In this particular case, Deutsche sells EUR-funds to Citi and receives USD at FX-spot rate (1,20) and then benefits from higher USD-linked interests. However, at the end of deal, Deutsche buys EUR back from Citi based on pre-agreed FWD rate of 1,218 so that it has to deliver more USD then originally bought from Citi, which is compensating the interest-differential.
Ad 3) whereas the Counterparty may be exposed to future rise of FRA-rates which define future values of market interest rates like LIBOR, EURIBOR etc., this risk may be mitigated also via XCS, whereas the Funds are swapped into another currency with lower interest rate. This is in fact very similar alternative to Case (1), whereas IKEA CR has already CZK-denominated borrowings in place and is afraid of future development of PRIBOR rate as its Debts are linked to this floating rate, so that it can convert these funds to EUR and hedge against the PRIBOR risk (however to remain exposed to EURIBOR risk, which is though expected to remain flat, so that this risk is more predictable).

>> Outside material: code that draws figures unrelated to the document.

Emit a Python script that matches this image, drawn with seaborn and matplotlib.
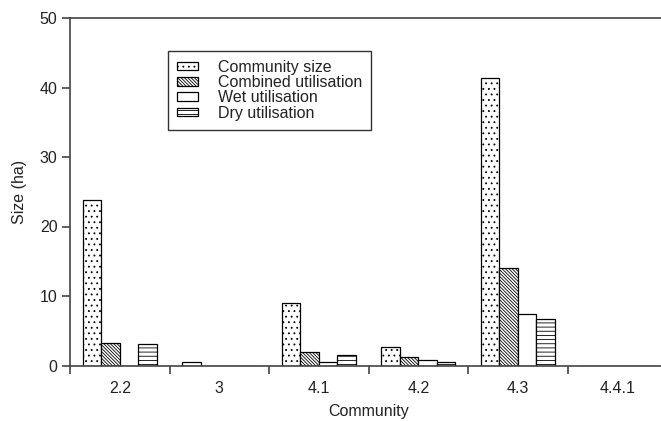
import pandas as pd
import numpy as np
import matplotlib
matplotlib.use("Agg")
import matplotlib.pyplot as plt
import seaborn as sns
from matplotlib.patches import Patch

communities = ["2.2", "3", "4.1", "4.2", "4.3", "4.4.1"]
series = ["Community size", "Combined utilisation", "Wet utilisation", "Dry utilisation"]
community_size = [23.8, 0.5, 9.0, 2.6, 41.3, 0.0]
combined_util = [3.3, 0.0, 2.0, 1.25, 14.0, 0.0]
wet_util = [0.0, 0.0, 0.5, 0.8, 7.4, 0.0]
dry_util = [3.1, 0.0, 1.45, 0.5, 6.65, 0.0]

hatches = ["...", "\\\\\\\\\\\\\\\\\\\\", "", "----"]

sns.set_style("ticks")
plt.rcParams["font.family"] = ["Liberation Sans", "DejaVu Sans"]
plt.rcParams["hatch.linewidth"] = 0.6
plt.rcParams["hatch.color"] = "black"

df = pd.DataFrame({
    "Community": communities * 4,
    "Series": np.repeat(series, len(communities)),
    "Size": community_size + combined_util + wet_util + dry_util,
})

fig = plt.figure(figsize=(6.61, 4.21), dpi=100)
ax = fig.add_axes([70 / 661, 55.5 / 421, 597 / 661, 347.5 / 421])

sns.barplot(data=df, x="Community", y="Size", hue="Series", order=communities,
            hue_order=series, palette=["white"] * 4, edgecolor="black",
            linewidth=0.9, width=0.74, legend=False, ax=ax)

for cont, h in zip(ax.containers, hatches):
    for bar in cont:
        bar.set_hatch(h)

spine_col = "#444444"
fs = 11.5
for s in ["left", "bottom", "top", "right"]:
    ax.spines[s].set_color(spine_col)
    ax.spines[s].set_linewidth(1.2)

ax.set_ylim(0, 50)
ax.set_yticks(range(0, 51, 10))
ax.set_xlim(-0.5, len(communities) - 0.5)
ax.set_xticks(range(len(communities)))
ax.set_xticklabels(communities)
ax.set_xticks(np.arange(-0.5, len(communities), 1.0), minor=True)
ax.tick_params(axis="x", which="major", length=0, pad=11, labelsize=fs, colors="#222222")
ax.tick_params(axis="x", which="minor", length=6, width=1.2, color=spine_col)
ax.tick_params(axis="y", length=6, width=1.2, color=spine_col, labelsize=fs,
               labelcolor="#222222", pad=3)

ax.set_xlabel("Community", fontsize=fs, color="#222222", labelpad=6)
ax.set_ylabel("Size (ha)", fontsize=fs, color="#222222", labelpad=9)

handles = [Patch(facecolor="white", edgecolor="black", linewidth=0.9, hatch=h)
           for h in hatches]
leg = ax.legend(handles, series, loc="upper left",
                bbox_to_anchor=(168 / 661, 1 - 51 / 421), bbox_transform=fig.transFigure,
                fontsize=fs, frameon=True, fancybox=False, handlelength=1.3,
                handleheight=0.45, labelspacing=0.02, handletextpad=1.3,
                borderpad=0.55, borderaxespad=0)
leg.get_frame().set_edgecolor("black")
leg.get_frame().set_linewidth(1.0)
for t in leg.get_texts():
    t.set_color("#222222")

fig.savefig("out.png", dpi=100)
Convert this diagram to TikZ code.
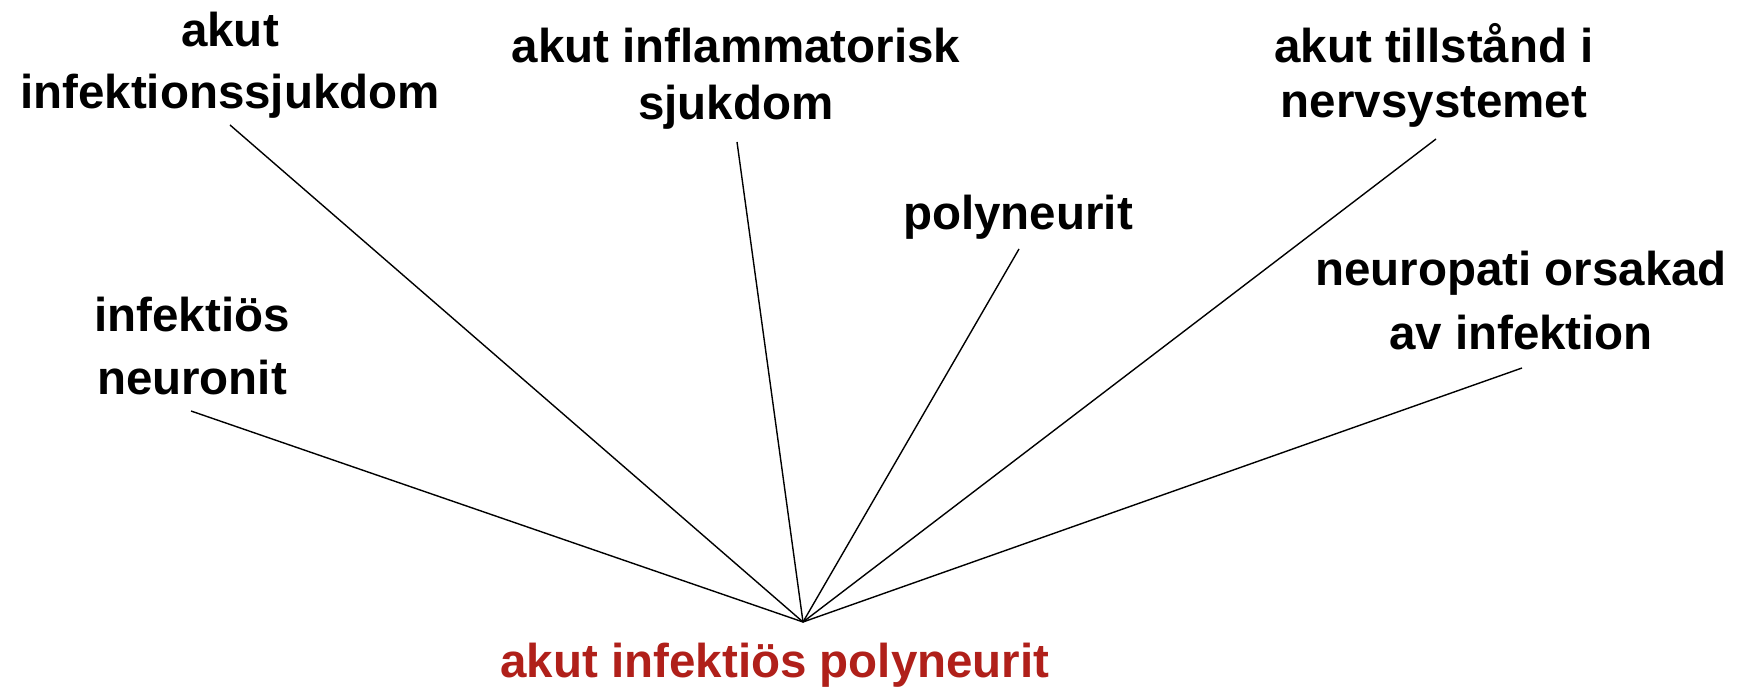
\documentclass[tikz,border=0pt]{standalone}
\usepackage{fontspec}
\setmainfont{Liberation Sans}
\definecolor{termred}{RGB}{176,32,26}
\newcommand{\lbltext}[2]{{\fontsize{23.75}{#1}\selectfont\renewcommand{\arraystretch}{1}\begin{tabular}[t]{@{}c@{}}#2\end{tabular}}}
\tikzset{
  lbl/.style={font=\bfseries, anchor=base, inner sep=0pt, outer sep=0pt},
  link/.style={line width=0.7pt, black}
}
\begin{document}
\begin{tikzpicture}[x=0.5pt,y=-0.5pt]
\path[use as bounding box, fill=white] (0,0) rectangle (1744,688);
% labels
\node[lbl] (A) at (230,47) {\lbltext{31pt}{akut\\infektionssjukdom}};
\node[lbl] (B) at (736,63) {\lbltext{28.5pt}{akut inflammatorisk\\sjukdom}};
\node[lbl] (C) at (1018,230) {\lbltext{30pt}{polyneurit}};
\node[lbl] (D) at (1434,63) {\lbltext{27.5pt}{akut tillstånd i\\nervsystemet}};
\node[lbl] (E) at (1521,286) {\lbltext{32pt}{neuropati orsakad\\av infektion}};
\node[lbl] (F) at (192,332) {\lbltext{31.5pt}{infektiös\\neuronit}};
\node[lbl, text=termred] (G) at (775,677) {\lbltext{30pt}{akut infektiös polyneurit}};
% connector ends
\coordinate (hub) at (803,622);
\coordinate (Aend) at (230,125);
\coordinate (Bend) at (737,142);
\coordinate (Cend) at (1019,249);
\coordinate (Dend) at (1436,139);
\coordinate (Eend) at (1522,368);
\coordinate (Fend) at (191,411);
\draw[link] (Aend) -- (hub);
\draw[link] (Bend) -- (hub);
\draw[link] (Cend) -- (hub);
\draw[link] (Dend) -- (hub);
\draw[link] (Eend) -- (hub);
\draw[link] (Fend) -- (hub);
\end{tikzpicture}
\end{document}
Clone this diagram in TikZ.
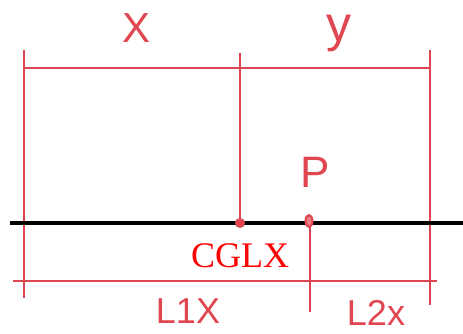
\documentclass[tikz,border=0pt]{standalone}
\usepackage{fontspec}
\setmainfont{Liberation Serif}
\newfontfamily\handfont{Liberation Sans}

\begin{document}
\begin{tikzpicture}[x=1pt,y=-1pt]
\definecolor{cdim}{RGB}{224,70,80}
\definecolor{cglx}{RGB}{255,0,0}
\tikzset{dimline/.style={cdim,line width=2pt},
  handlbl/.style={text=cdim,inner sep=0pt,font=\handfont\fontsize{36}{36}\selectfont}}
\useasboundingbox (0,0) rectangle (463,334);
% top dimension
\draw[dimline] (24,68) -- (431,68);
\draw[dimline] (24,50) -- (24,298);
\draw[dimline] (240,53) -- (240,223);
\draw[dimline] (430,50) -- (430,305);
\node[handlbl,font=\handfont\fontsize{42}{42}\selectfont] (lblx) at (137,28) {X};
\node[handlbl,anchor=base,font=\handfont\fontsize{50}{50}\selectfont] (lbly) at (339,42) {y};
% axis
\draw[black,line width=4pt] (10,223) -- (463,223);
\fill[cdim] (240,223) circle (5);
\draw[cdim,line width=2pt,fill=cdim!70] (309,221) ellipse (3.5 and 6);
\node[handlbl,font=\handfont\fontsize{44}{44}\selectfont] (lblp) at (315,172) {P};
\node[inner sep=0pt,text=cglx,font=\fontsize{36}{36}\selectfont] (cglx) at (240,256) {CGLX};
% bottom dimension
\draw[dimline] (310,227) -- (310,312);
\draw[dimline] (13,281) -- (437,281);
\node[handlbl] (lbll1) at (188,311) {L1X};
\node[handlbl] (lbll2) at (376,313) {L2x};
\end{tikzpicture}
\end{document}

Ad 4) there have been in the past established Stand-by bail-out facilities to deliver market liquidity in financial turmoil conditions like US Fed did in 2008, resp. Republic Bank of China provides Renminbi support to Asian-based central Banks and/or on certain bilateral individual basis. For example, “Goldman Sachs helped Greece to raise $1 billion of off- balance-sheet funding in 2002 through a currency swap, allowing the government to reduce the national debt costs.” Greece had previously succeeded in getting clearance to join the euro on 1 January 2001, in time for the physical launch in 2002, by virtually reducing its deficit figures (when compared with GDP).